Oroville teen fights school’s LGBT-content filter
Melina Zancanella started a Gay-Straight Alliance chapter at Oroville High
Melina Zancanella, a 16-year-old junior at Oroville High School, started a local chapter of the Gay-Straight Alliance after reading about the abnormally high rates of suicide among gay and lesbian teens.
“I found that incredibly depressing,” she said. “And I didn’t want anyone to kill themselves here. I wanted to create a safe place for everybody.”
However, during her research into forming a GSA group she found the organization’s website had been blocked on her public school’s computers.
“I found that very frustrating. I felt it was unfair because some anti-gay websites were not being blocked,” said Zancanella, who ended up turning to the American Civil Liberties Union for help after getting no response to a complaint letter she sent on March 25 to the Butte County Office of Education.
To her surprise, she learned that public schools all over the country had been caught blocking LGBT Internet content—including Goose Creek Consolidated Independent School District in Texas, Little Rock School District in Arkansas, Northfield School District in Minnesota, and Downingtown School District in Pennsylvania.
“A lot of people are being denied the equal access they need, especially in schools, where you’d assume that that’s the best place to get [information] from,” Zancanella said.
Zancanella called the ACLU after her mother came across the organization’s “Don’t Filter Me” initiative on the Internet. The initiative encourages students who think their school might be filtering LGBT websites to contact the organization.
Joshua Block, a staff attorney with the ACLU’s national LGBT Rights Campaign, said he’s received complaints concerning 76 schools nationwide. He said most schools have been quick to remove the block after being contacted. And in many cases, he said, he thinks the filters may have been activated by mistake.

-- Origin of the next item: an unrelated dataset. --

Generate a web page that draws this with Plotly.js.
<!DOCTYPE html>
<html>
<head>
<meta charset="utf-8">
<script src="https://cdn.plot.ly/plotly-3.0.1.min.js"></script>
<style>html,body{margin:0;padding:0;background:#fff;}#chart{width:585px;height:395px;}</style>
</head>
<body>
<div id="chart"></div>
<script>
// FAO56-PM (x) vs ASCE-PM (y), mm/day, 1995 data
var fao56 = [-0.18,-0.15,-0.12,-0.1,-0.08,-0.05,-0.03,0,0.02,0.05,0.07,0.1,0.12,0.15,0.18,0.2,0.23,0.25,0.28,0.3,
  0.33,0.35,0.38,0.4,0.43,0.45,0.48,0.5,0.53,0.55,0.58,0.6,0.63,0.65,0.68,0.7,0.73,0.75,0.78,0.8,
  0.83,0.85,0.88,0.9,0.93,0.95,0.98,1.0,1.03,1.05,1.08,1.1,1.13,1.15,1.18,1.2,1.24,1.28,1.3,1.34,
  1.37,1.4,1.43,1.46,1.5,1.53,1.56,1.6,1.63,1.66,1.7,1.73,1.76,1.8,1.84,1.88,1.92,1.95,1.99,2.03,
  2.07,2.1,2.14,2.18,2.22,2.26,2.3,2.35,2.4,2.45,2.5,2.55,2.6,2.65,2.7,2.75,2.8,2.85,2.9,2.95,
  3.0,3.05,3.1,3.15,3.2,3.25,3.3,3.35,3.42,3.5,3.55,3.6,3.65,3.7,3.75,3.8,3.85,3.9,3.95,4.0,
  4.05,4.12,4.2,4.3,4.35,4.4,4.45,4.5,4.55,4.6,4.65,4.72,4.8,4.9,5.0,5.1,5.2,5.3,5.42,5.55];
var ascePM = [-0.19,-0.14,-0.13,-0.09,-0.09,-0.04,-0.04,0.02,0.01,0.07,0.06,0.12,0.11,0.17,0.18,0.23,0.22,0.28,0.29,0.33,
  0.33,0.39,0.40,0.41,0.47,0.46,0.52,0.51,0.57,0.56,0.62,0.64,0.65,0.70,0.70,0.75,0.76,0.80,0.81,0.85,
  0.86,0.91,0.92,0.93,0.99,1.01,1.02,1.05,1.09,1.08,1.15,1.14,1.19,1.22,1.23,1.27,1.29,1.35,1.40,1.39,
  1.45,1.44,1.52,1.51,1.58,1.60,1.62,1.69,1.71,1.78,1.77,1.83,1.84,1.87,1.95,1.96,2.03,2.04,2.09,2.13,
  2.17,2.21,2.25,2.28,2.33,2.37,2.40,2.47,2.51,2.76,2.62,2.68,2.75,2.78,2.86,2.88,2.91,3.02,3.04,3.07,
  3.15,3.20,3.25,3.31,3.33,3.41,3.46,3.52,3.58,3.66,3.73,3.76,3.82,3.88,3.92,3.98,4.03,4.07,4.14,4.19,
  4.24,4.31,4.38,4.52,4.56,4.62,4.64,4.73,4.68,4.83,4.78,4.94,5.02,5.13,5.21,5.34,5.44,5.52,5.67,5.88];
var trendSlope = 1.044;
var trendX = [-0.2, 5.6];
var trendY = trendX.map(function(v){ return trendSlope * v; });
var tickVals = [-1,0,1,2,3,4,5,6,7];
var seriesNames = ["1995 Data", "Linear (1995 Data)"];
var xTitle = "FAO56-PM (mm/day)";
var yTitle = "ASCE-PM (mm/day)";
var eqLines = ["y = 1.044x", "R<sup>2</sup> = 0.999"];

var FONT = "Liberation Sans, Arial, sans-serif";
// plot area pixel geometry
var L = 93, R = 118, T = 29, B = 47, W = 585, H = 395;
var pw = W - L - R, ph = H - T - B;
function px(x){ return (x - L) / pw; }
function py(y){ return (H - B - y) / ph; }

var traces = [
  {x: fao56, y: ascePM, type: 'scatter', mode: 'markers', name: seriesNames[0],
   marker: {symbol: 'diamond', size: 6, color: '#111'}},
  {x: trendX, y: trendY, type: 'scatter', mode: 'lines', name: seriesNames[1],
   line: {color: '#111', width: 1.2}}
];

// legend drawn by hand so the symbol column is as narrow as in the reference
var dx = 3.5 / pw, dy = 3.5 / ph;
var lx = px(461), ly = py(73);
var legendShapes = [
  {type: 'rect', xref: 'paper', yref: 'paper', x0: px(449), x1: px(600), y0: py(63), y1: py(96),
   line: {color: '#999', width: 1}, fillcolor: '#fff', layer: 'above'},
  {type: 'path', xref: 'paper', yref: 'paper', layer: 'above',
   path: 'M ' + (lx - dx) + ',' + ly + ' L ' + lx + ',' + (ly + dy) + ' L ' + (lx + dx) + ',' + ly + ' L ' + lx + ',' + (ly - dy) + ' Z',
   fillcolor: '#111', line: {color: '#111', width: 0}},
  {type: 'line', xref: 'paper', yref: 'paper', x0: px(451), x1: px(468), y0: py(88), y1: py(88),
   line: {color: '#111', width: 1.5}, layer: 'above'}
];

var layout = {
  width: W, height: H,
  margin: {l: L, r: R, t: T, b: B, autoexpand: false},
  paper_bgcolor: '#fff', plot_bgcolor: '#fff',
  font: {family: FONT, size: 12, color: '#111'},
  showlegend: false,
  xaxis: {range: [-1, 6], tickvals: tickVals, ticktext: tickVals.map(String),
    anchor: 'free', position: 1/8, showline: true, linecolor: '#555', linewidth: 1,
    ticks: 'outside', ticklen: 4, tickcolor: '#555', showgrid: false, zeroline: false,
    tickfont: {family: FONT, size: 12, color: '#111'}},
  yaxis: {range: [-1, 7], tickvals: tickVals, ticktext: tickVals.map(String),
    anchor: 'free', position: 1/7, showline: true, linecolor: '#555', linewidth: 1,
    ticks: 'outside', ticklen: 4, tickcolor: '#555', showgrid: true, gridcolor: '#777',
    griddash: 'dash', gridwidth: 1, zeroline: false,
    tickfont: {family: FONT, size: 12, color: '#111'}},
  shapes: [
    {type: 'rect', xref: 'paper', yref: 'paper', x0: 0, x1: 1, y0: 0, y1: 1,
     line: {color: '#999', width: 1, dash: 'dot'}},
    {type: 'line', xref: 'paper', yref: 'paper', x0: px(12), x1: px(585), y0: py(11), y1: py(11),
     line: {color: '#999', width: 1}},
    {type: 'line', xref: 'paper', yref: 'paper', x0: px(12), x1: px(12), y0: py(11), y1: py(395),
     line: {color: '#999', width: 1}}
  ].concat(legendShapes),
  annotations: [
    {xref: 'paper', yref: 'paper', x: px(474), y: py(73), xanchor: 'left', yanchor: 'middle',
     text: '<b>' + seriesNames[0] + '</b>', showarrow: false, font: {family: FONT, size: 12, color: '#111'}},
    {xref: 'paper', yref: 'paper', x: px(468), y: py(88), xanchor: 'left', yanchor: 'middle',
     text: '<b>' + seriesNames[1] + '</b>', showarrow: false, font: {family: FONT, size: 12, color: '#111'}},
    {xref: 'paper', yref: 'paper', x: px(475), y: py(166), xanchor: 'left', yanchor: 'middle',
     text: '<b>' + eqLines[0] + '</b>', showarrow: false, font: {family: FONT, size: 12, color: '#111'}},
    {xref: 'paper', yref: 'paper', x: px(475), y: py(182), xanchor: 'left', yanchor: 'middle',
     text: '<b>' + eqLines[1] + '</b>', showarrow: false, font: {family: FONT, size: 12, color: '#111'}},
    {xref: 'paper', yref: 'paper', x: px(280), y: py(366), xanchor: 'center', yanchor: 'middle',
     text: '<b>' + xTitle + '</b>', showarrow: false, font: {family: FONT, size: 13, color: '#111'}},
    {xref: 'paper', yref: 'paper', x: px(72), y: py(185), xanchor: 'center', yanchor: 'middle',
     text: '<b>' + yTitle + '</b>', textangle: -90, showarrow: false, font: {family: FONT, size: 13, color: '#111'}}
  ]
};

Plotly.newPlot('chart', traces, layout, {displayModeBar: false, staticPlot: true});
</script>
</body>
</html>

“What’s been great about the response that we’ve got is that it turns out that almost all the schools we’ve dealt with have no desire to discriminate against LGBT content,” he said. “They didn’t realize these filters were designed to filter content that is not pornographic. Once they find out, they realize not only does it not serve the student rights, but it also does serve their own educational interests.”
In response to the ACLU letter sent on May 18, the Oroville Union High School District (OUHSD) swiftly removed the block restricting access to websites for groups that include the Gay-Straight Alliance Network, Campus Pride, Day of Silence and the National Gay and Lesbian Task Force.

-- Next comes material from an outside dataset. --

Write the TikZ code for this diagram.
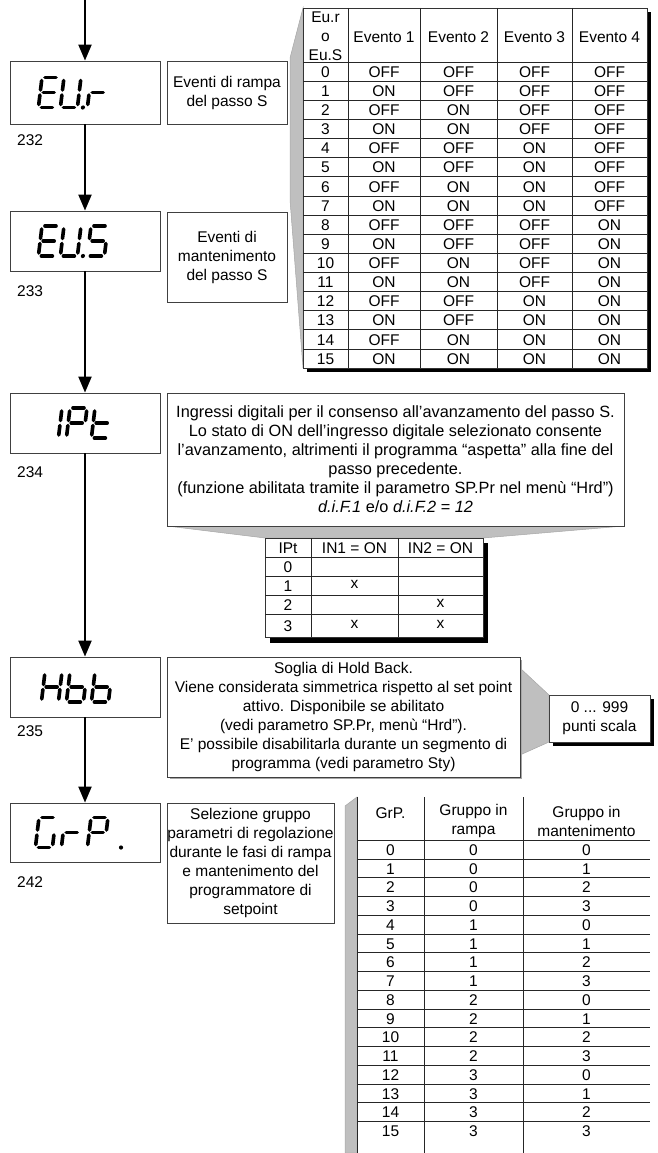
\documentclass[tikz,border=0pt]{standalone}
\usepackage{fontspec}
\setmainfont{Liberation Sans}
\usetikzlibrary{arrows.meta}

\newcommand{\txt}{\fontsize{15.5}{19}\selectfont}
\newcommand{\bigtxt}{\fontsize{16.3}{19}\selectfont}

% seven-segment display pieces (cell 17 x 30, y grows downwards)
\def\sgA{\draw[segline] (3,0) -- (14,0);}
\def\sgB{\draw[segline] (17,3) -- (17,12.5);}
\def\sgC{\draw[segline] (17,17.5) -- (17,27);}
\def\sgD{\draw[segline] (3,30) -- (14,30);}
\def\sgE{\draw[segline] (0,17.5) -- (0,27);}
\def\sgF{\draw[segline] (0,3) -- (0,12.5);}
\def\sgG{\draw[segline] (3,15) -- (14,15);}
\def\sgP{\fill (22.5,30) circle (2.1pt);}
\newcommand{\glyph}[3]{%
  \begin{scope}[shift={(#1,#2)},xslant=0.12]
    \foreach \s in {#3}{\csname sg\s\endcsname}
  \end{scope}}

\tikzset{
  disp/.style={draw=black!75, line width=0.8pt, minimum width=150pt, inner sep=0pt, fill=white},
  lbl/.style={draw=black!75, line width=0.8pt, align=center, inner sep=0pt, fill=white, font=\txt},
  flow/.style={line width=2pt, -{Triangle[width=13pt,length=16pt]}},
  cell/.style={inner sep=0pt, font=\txt, align=center},
  wedge/.style={fill=black!25, draw=black!35, line width=0.5pt},
  rule/.style={line width=0.6pt, black!85},
  frame/.style={draw=black!80, line width=0.7pt, fill=white, inner sep=0pt},
  segline/.style={line width=3.6pt, line cap=round},
  num/.style={anchor=west, inner sep=0pt, font=\txt}
}

\begin{document}
\begin{tikzpicture}[x=1pt,y=-1pt]
\useasboundingbox (0,0) rectangle (657,1153);

% grey projections linking the descriptions to their tables
\draw[wedge] (303,8) -- (290,58) -- (290,200) -- (303,368) -- cycle;
\draw[wedge] (167,526) -- (624,526) -- (483,538) -- (265,538) -- cycle;
\draw[wedge] (520,668) -- (549,695) -- (549,742) -- (520,755) -- cycle;
\draw[wedge] (357,797) -- (345,806) -- (345,1153) -- (357,1153) -- cycle;

% drop shadows
\fill (647,12) rectangle (651,372);
\fill (307,368) rectangle (651,372);
\fill (483,543) rectangle (488,643);
\fill (270,637) rectangle (488,643);
\fill (650,699) rectangle (654,746);
\fill (553,742) rectangle (654,746);
\fill[black!35] (170,660) rectangle (522,779);

% display windows
\node[disp, minimum height=63pt] (eur) at (85,92.5) {};
\node[disp, minimum height=60pt] (eus) at (85,241) {};
\node[disp, minimum height=60pt] (ipt) at (85,423) {};
\node[disp, minimum height=60pt] (hbb) at (85,687) {};
\node[disp, minimum height=59pt] (grp) at (85,832.5) {};

% parameter numbers
\node[num] (n232) at (17,140) {232};
\node[num] (n233) at (17,291) {233};
\node[num] (n234) at (17,472) {234};
\node[num] (n235) at (17,731) {235};
\node[num] (n242) at (17,882) {242};

% descriptions
\node[lbl, minimum width=120pt, minimum height=63pt] (leur) at (227,92.5) {Eventi di rampa\\del passo S};
\node[lbl, minimum width=120pt, minimum height=90pt] (leus) at (227,257) {Eventi di\\mantenimento\\del passo S};
\node[lbl, minimum width=457pt, minimum height=133pt, font=\bigtxt] (lipt) at (395.5,459.5)
  {Ingressi digitali per il consenso all’avanzamento del passo S.\\
   Lo stato di ON dell’ingresso digitale selezionato consente\\
   l’avanzamento, altrimenti il programma “aspetta” alla fine del\\
   passo precedente.\\
   (funzione abilitata tramite il parametro SP.Pr nel menù “Hrd”)\\
   \textit{d.i.F.1} e/o \textit{d.i.F.2 = 12}};
\node[lbl, minimum width=353pt, minimum height=120pt] (lhbb) at (343.5,717)
  {Soglia di Hold Back.\\
   Viene considerata simmetrica rispetto al set point\\
   attivo. Disponibile se abilitato\\
   (vedi parametro SP.Pr, menù “Hrd”).\\
   E’ possibile disabilitarla durante un segmento di\\
   programma (vedi parametro Sty)};
\node[lbl, minimum width=101pt, minimum height=47pt] (lrng) at (599.5,718.5) {0 ... 999\\punti scala};
\node[lbl, minimum width=167pt, minimum height=120pt] (lgrp) at (250.5,863)
  {Selezione gruppo\\parametri di regolazione\\durante le fasi di rampa\\e mantenimento del\\programmatore di\\setpoint};

% event table
\node[frame, minimum width=344pt, minimum height=360pt] (tev) at (475,188) {};
\foreach \x in {348,420,497,572} \draw[rule] (\x,8) -- (\x,368);
\foreach \j in {0,...,15} \draw[rule] (303,{62+19.125*\j}) -- (647,{62+19.125*\j});
\node[cell] (tev-h0) at (325.5,36) {Eu.r\\o\\Eu.S};
\foreach \k/\cx in {1/384,2/458.5,3/534.5,4/609.5}
  \node[cell] (tev-h\k) at (\cx,37) {Evento \k};
\foreach \i in {0,...,15} {
  \pgfmathsetmacro\yy{72+19.125*\i}
  \node[cell] (tev-\i-0) at (325.5,\yy) {\i};
  \foreach \k/\cx in {1/384,2/458.5,3/534.5,4/609.5} {
    \pgfmathtruncatemacro\bit{mod(floor(\i/pow(2,\k-1)),2)}
    \node[cell] (tev-\i-\k) at (\cx,\yy) {\ifnum\bit=1 ON\else OFF\fi};
  }
}

% digital input table
\node[frame, minimum width=218pt, minimum height=99pt] (tin) at (374,587.5) {};
\foreach \x in {311,398} \draw[rule] (\x,538) -- (\x,637);
\foreach \y in {557,576,595,614} \draw[rule] (265,\y) -- (483,\y);
\node[cell] (tin-h0) at (288,548) {IPt};
\node[cell] (tin-h1) at (354.5,548) {IN1 = ON};
\node[cell] (tin-h2) at (440.5,548) {IN2 = ON};
\node[cell] (tin-0) at (288,567) {0};
\node[cell] (tin-1) at (288,586) {1};
\node[cell] (tin-2) at (288,605) {2};
\node[cell] (tin-3) at (288,626) {3};
\node[cell] (tin-1a) at (354.5,584) {x};
\node[cell] (tin-2b) at (440.5,603) {x};
\node[cell] (tin-3a) at (354.5,624) {x};
\node[cell] (tin-3b) at (440.5,624) {x};

% control group table
\foreach \x in {357,424,523} \draw[rule] (\x,797) -- (\x,1153);
\draw[rule] (357,840) -- (650,840);
\foreach \j in {0,...,14} \draw[rule] (357,{859+18.75*\j}) -- (650,{859+18.75*\j});
\node[cell] (tg-h0) at (390.5,813) {GrP.};
\node[cell] (tg-h1) at (473.5,821) {Gruppo in\\rampa};
\node[cell] (tg-h2) at (586.5,821) {Gruppo in\\mantenimento};
\foreach \i in {0,...,15} {
  \pgfmathsetmacro\yy{850+18.75*\i}
  \pgfmathtruncatemacro\ra{floor(\i/4)}
  \pgfmathtruncatemacro\ma{mod(\i,4)}
  \node[cell] (tg-\i-0) at (390.5,\yy) {\i};
  \node[cell] (tg-\i-1) at (473.5,\yy) {\ra};
  \node[cell] (tg-\i-2) at (586.5,\yy) {\ma};
}

% seven-segment readouts
\glyph{42}{77.5}{A,D,E,F,G}
\glyph{64}{77.5}{B,C,D,E,F,P}
\glyph{91}{77.5}{E,G}
\glyph{42}{226}{A,D,E,F,G}
\glyph{64}{226}{B,C,D,E,F,P}
\glyph{91}{226}{A,C,D,F,G}
\glyph{45}{408}{B,C}
\glyph{70}{408}{A,B,E,F,G}
\glyph{95}{408}{D,E,F,G}
\glyph{45}{672}{B,C,E,F,G}
\glyph{70}{672}{C,D,E,F,G}
\glyph{95}{672}{C,D,E,F,G}
\glyph{39}{817.5}{A,C,D,E,F}
\glyph{65}{817.5}{E,G}
\glyph{91}{817.5}{A,B,E,F,G}
\fill (121,847.5) circle (2.1pt);

% flow
\coordinate (start) at (85,0);
\draw[flow] (start) -- (eur);
\draw[flow] (eur) -- (eus);
\draw[flow] (eus) -- (ipt);
\draw[flow] (ipt) -- (hbb);
\draw[flow] (hbb) -- (grp);
\end{tikzpicture}
\end{document}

Public schools like Oroville High sometimes restrict LGBT websites using web-filtering software designed to block pornographic material. The software organizes websites into categories, but it’s up to the discretion of school officials whether to filter a particular category of website.
Zancanella had not contacted OUHSD prior to the district’s receiving the letter from the ACLU. Oran Roberts, the district’s superintendent, declined to comment on questions about why the filter was originally activated.
Currently, Oroville Union is the only school district in California to have received a formal demand letter from the ACLU to unblock LGBT content. However, the ACLU is looking into complaints at five other schools in the state.
Zancanella, who identifies as bisexual, is currently the president of the GSA chapter at Oroville High. She said 15 to 20 members show up to meetings on a regular basis. She had first proposed the GSA chapter last September, but high school officials did not approve it until January.
In April, the California Teachers Association presented her with its annual Youth Activist Award for her persistence in establishing the GSA chapter.
According to a recent study in the medical journal Pediatrics, homosexual teens are five times more likely to commit suicide than their heterosexual peers; however, gay, lesbian and bisexual students who attend schools with anti-discrimination policies and specifically with chapters of the Gay-Straight Alliance are less likely to take their own lives.
Zancanella noted that growing up in Oroville is a challenge for gay teens.
“It’s a small town and naturally the older population might not feel so comfortable toward it,” she said. “But the younger generation is sort of seeing that there’s more [than] this small town, and there’s a lot beyond just what you’re used to. I think definitely the younger generation is more comfortable with equal treatment of LGBT youth.”